■ GOAL
Print the lines that start the entries and continue through the one holding "return (pix - OFF - ml) / pw", please, exactly and with the pictures omitted.

>> Start EXERCISE INPUT

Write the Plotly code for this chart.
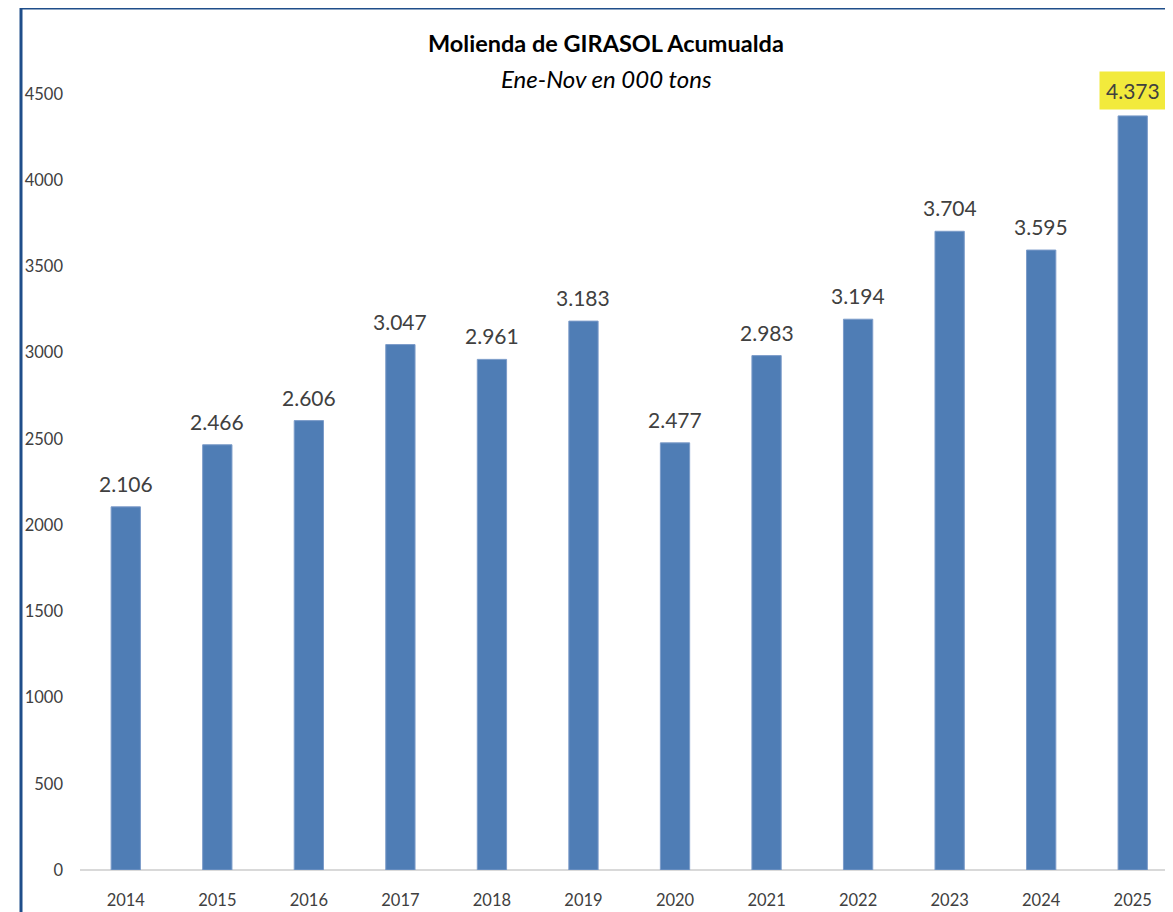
import plotly.graph_objects as go

years = ["2014", "2015", "2016", "2017", "2018", "2019", "2020", "2021", "2022", "2023", "2024", "2025"]
values = [2106, 2466, 2606, 3047, 2961, 3183, 2477, 2983, 3194, 3704, 3595, 4373]
y_ticks = [0, 500, 1000, 1500, 2000, 2500, 3000, 3500, 4000, 4500]
highlight_year = "2025"

OFF = 8  # page body margin
W, H = 1173 - OFF, 912 - OFF
ml, mr, mt, mb = 80 - OFF, 0, 60 - OFF, 42
pw = W - ml - mr
ph = H - mt - mb
FONT = "Lato, Open Sans, sans-serif"

fig = go.Figure(go.Bar(
    x=years, y=values,
    marker=dict(color="#4F7DB5", line=dict(color="#7C9CC9", width=1)),
    width=0.32,
    hoverinfo="x+y",
))

def fmt(v):
    return f"{v:,}".replace(",", ".")

annotations = []
for i, (yr, v) in enumerate(zip(years, values)):
    a = dict(
        x=i, y=v, xref="x", yref="y", text=fmt(v), showarrow=False,
        yanchor="bottom", yshift=9,
        font=dict(family=FONT, size=21, color="#404040"),
    )
    if yr == highlight_year:
        a.update(bgcolor="#F2EA3C", borderpad=6, yshift=6)
    annotations.append(a)

def py(pix):
    return 1 - (pix - OFF - mt) / ph

def px(pix):
    return (pix - OFF - ml) / pw

annotations.append(dict(
    text="<b>Molienda de GIRASOL Acumualda</b>", xref="paper", yref="paper",
    x=px(606), y=py(43), yanchor="middle", xanchor="center",
    showarrow=False, font=dict(family=FONT, size=23.5, color="#000000"),
))
annotations.append(dict(
    text="<i>Ene-Nov en 000 tons</i>", xref="paper", yref="paper",
    x=px(606), y=py(78), yanchor="middle", xanchor="center",
    showarrow=False, font=dict(family=FONT, size=24, color="#000000"),
))

fig.update_layout(
    width=W, height=H,
    margin=dict(l=ml, r=mr, t=mt, b=mb),
    paper_bgcolor="white", plot_bgcolor="white",
    showlegend=False,
    annotations=annotations,
    xaxis=dict(
        type="category", range=[-0.5, 11.44], showgrid=False, showline=False, zeroline=False,
        ticks="", tickfont=dict(family=FONT, size=16.5, color="#404040"),
        ticklabelstandoff=18,
    ),
    yaxis=dict(
        range=[0, ph * 4500 / 776], tickvals=y_ticks, showgrid=False,
        zeroline=True, zerolinecolor="#D9D9D9", zerolinewidth=2, showline=False,
        ticks="", tickfont=dict(family=FONT, size=16.5, color="#404040"),
        ticklabelstandoff=16,
    ),
    shapes=[
        dict(type="line", xref="paper", yref="paper",
             x0=px(21), x1=px(21), y0=py(8), y1=-0.2,
             line=dict(color="#1F4E8A", width=3)),
        dict(type="line", xref="paper", yref="paper",
             x0=px(21), x1=1.2, y0=py(8), y1=py(8),
             line=dict(color="#1F4E8A", width=3)),
    ],
)

fig.write_html("out.html")
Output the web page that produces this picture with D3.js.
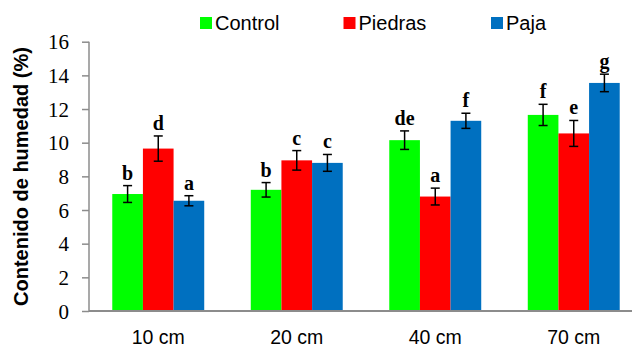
<!DOCTYPE html>
<html>
<head>
<meta charset="utf-8">
<script src="https://cdn.jsdelivr.net/npm/d3@7"></script>
<style>
  body { margin: 0; background: #fff; }
  svg { display: block; }
  .serif { font-family: "Liberation Serif", "Times New Roman", serif; }
  .sans { font-family: "Liberation Sans", Arial, sans-serif; }
</style>
</head>
<body>
<div id="chart"></div>
<script>
// data
var depths = ["10 cm", "20 cm", "40 cm", "70 cm"];
var series = ["Control", "Piedras", "Paja"];
var colors = ["#00ff00", "#ff0000", "#0070c0"];

var control = [6.95, 7.2, 10.15, 11.65];
var piedras = [9.65, 8.95, 6.8, 10.55];
var paja    = [6.55, 8.8, 11.3, 13.55];

var controlErr = [0.5, 0.43, 0.55, 0.63];
var piedrasErr = [0.75, 0.58, 0.5, 0.77];
var pajaErr    = [0.3, 0.5, 0.45, 0.52];

var controlLetters = ["b", "b", "de", "f"];
var piedrasLetters = ["d", "c", "a", "e"];
var pajaLetters    = ["a", "c", "f", "g"];

var yTicks = [0, 2, 4, 6, 8, 10, 12, 14, 16];

var width = 632, height = 347;
var x0Left = 89, yZero = 311, yTop = 41.7;

var values = [control, piedras, paja];
var errs = [controlErr, piedrasErr, pajaErr];
var letters = [controlLetters, piedrasLetters, pajaLetters];

var rows = [];
depths.forEach(function(d, i) {
    series.forEach(function(s, j) {
        rows.push({ depth: d, serie: s, si: j, v: values[j][i], e: errs[j][i], l: letters[j][i] });
    });
});

//
// Scales
//
var x0 = d3.scaleBand().domain(depths)
    .range([x0Left, x0Left + 4 * 138.5])
    .paddingInner(0.336).paddingOuter(0.168);

var x1 = d3.scaleBand().domain(series).range([0, x0.bandwidth()]);

var y = d3.scaleLinear().domain([0, 16]).range([yZero, yTop]);

var svg = d3.select("#chart").append("svg")
    .attr("width", width)
    .attr("height", height);

// bars
svg.append("g").selectAll("rect")
    .data(rows).enter().append("rect")
    .attr("x", function(d) { return x0(d.depth) + x1(d.serie); })
    .attr("width", x1.bandwidth())
    .attr("y", function(d) { return y(d.v); })
    .attr("height", function(d) { return y(0) - y(d.v); })
    .attr("fill", function(d) { return colors[d.si]; });

// error bars
var eb = svg.append("g").attr("stroke", "#000").attr("stroke-width", 1.5);
rows.forEach(function(d) {
    var cx = x0(d.depth) + x1(d.serie) + x1.bandwidth() / 2;
    eb.append("line").attr("x1", cx).attr("x2", cx)
        .attr("y1", y(d.v + d.e)).attr("y2", y(d.v - d.e));
    eb.append("line").attr("x1", cx - 4.5).attr("x2", cx + 4.5)
        .attr("y1", y(d.v + d.e)).attr("y2", y(d.v + d.e));
    eb.append("line").attr("x1", cx - 4.5).attr("x2", cx + 4.5)
        .attr("y1", y(d.v - d.e)).attr("y2", y(d.v - d.e));
});

// significance letters
svg.append("g").selectAll("text")
    .data(rows).enter().append("text")
    .attr("class", "serif")
    .attr("x", function(d) { return x0(d.depth) + x1(d.serie) + x1.bandwidth() / 2; })
    .attr("y", function(d) { return y(d.v + d.e) - 6; })
    .attr("text-anchor", "middle")
    .style("font-weight", "bold")
    .style("font-size", "20px")
    .text(function(d) { return d.l; });

// y axis
var yAxis = svg.append("g")
    .attr("transform", "translate(" + x0Left + ",0)")
    .call(d3.axisLeft(y).tickValues(yTicks).tickSize(7).tickPadding(13).tickSizeOuter(0));
yAxis.select(".domain").attr("stroke", "#8c8c8c").attr("stroke-width", 1.5)
    .attr("d", "M0," + yTop + "V" + yZero);
yAxis.selectAll(".tick line").attr("stroke", "#8c8c8c").attr("stroke-width", 1.5);
yAxis.selectAll(".tick text")
    .attr("class", "serif")
    .style("font-family", "'Liberation Serif', 'Times New Roman', serif")
    .style("font-size", "21px")
    .attr("fill", "#000")
    .attr("dy", "0.34em");

// x axis
var xAxis = svg.append("g")
    .attr("transform", "translate(0," + yZero + ")")
    .call(d3.axisBottom(x0).tickSize(0).tickSizeOuter(0).tickPadding(19));
xAxis.select(".domain").attr("stroke", "#8c8c8c").attr("stroke-width", 2)
    .attr("d", "M" + x0Left + ",0H" + width);
xAxis.selectAll(".tick text")
    .style("font-family", "'Liberation Sans', Arial, sans-serif")
    .style("font-size", "19.5px")
    .attr("fill", "#000")
    .attr("dy", "0.71em");

// y title
svg.append("text")
    .attr("class", "sans")
    .attr("transform", "translate(28," + 176.5 + ") rotate(-90)")
    .attr("text-anchor", "middle")
    .style("font-weight", "bold")
    .style("font-size", "20px")
    .text("Contenido de humedad (%)");

// legend
var legendX = [200, 343.5, 491];
var legend = svg.append("g").selectAll("g")
    .data(series).enter().append("g")
    .attr("transform", function(d, i) { return "translate(" + legendX[i] + ",17)"; });
legend.append("rect")
    .attr("width", 12).attr("height", 12)
    .attr("fill", function(d, i) { return colors[i]; });
legend.append("text")
    .attr("class", "sans")
    .attr("x", 15).attr("y", 13)
    .style("font-size", "20px")
    .text(function(d) { return d; });
</script>
</body>
</html>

>> End EXERCISE INPUT

■ ANSWER TO THE TASK
Write the Plotly code for this chart.
import plotly.graph_objects as go

years = ["2014", "2015", "2016", "2017", "2018", "2019", "2020", "2021", "2022", "2023", "2024", "2025"]
values = [2106, 2466, 2606, 3047, 2961, 3183, 2477, 2983, 3194, 3704, 3595, 4373]
y_ticks = [0, 500, 1000, 1500, 2000, 2500, 3000, 3500, 4000, 4500]
highlight_year = "2025"

OFF = 8  # page body margin
W, H = 1173 - OFF, 912 - OFF
ml, mr, mt, mb = 80 - OFF, 0, 60 - OFF, 42
pw = W - ml - mr
ph = H - mt - mb
FONT = "Lato, Open Sans, sans-serif"

fig = go.Figure(go.Bar(
    x=years, y=values,
    marker=dict(color="#4F7DB5", line=dict(color="#7C9CC9", width=1)),
    width=0.32,
    hoverinfo="x+y",
))

def fmt(v):
    return f"{v:,}".replace(",", ".")

annotations = []
for i, (yr, v) in enumerate(zip(years, values)):
    a = dict(
        x=i, y=v, xref="x", yref="y", text=fmt(v), showarrow=False,
        yanchor="bottom", yshift=9,
        font=dict(family=FONT, size=21, color="#404040"),
    )
    if yr == highlight_year:
        a.update(bgcolor="#F2EA3C", borderpad=6, yshift=6)
    annotations.append(a)

def py(pix):
    return 1 - (pix - OFF - mt) / ph

def px(pix):
    return (pix - OFF - ml) / pw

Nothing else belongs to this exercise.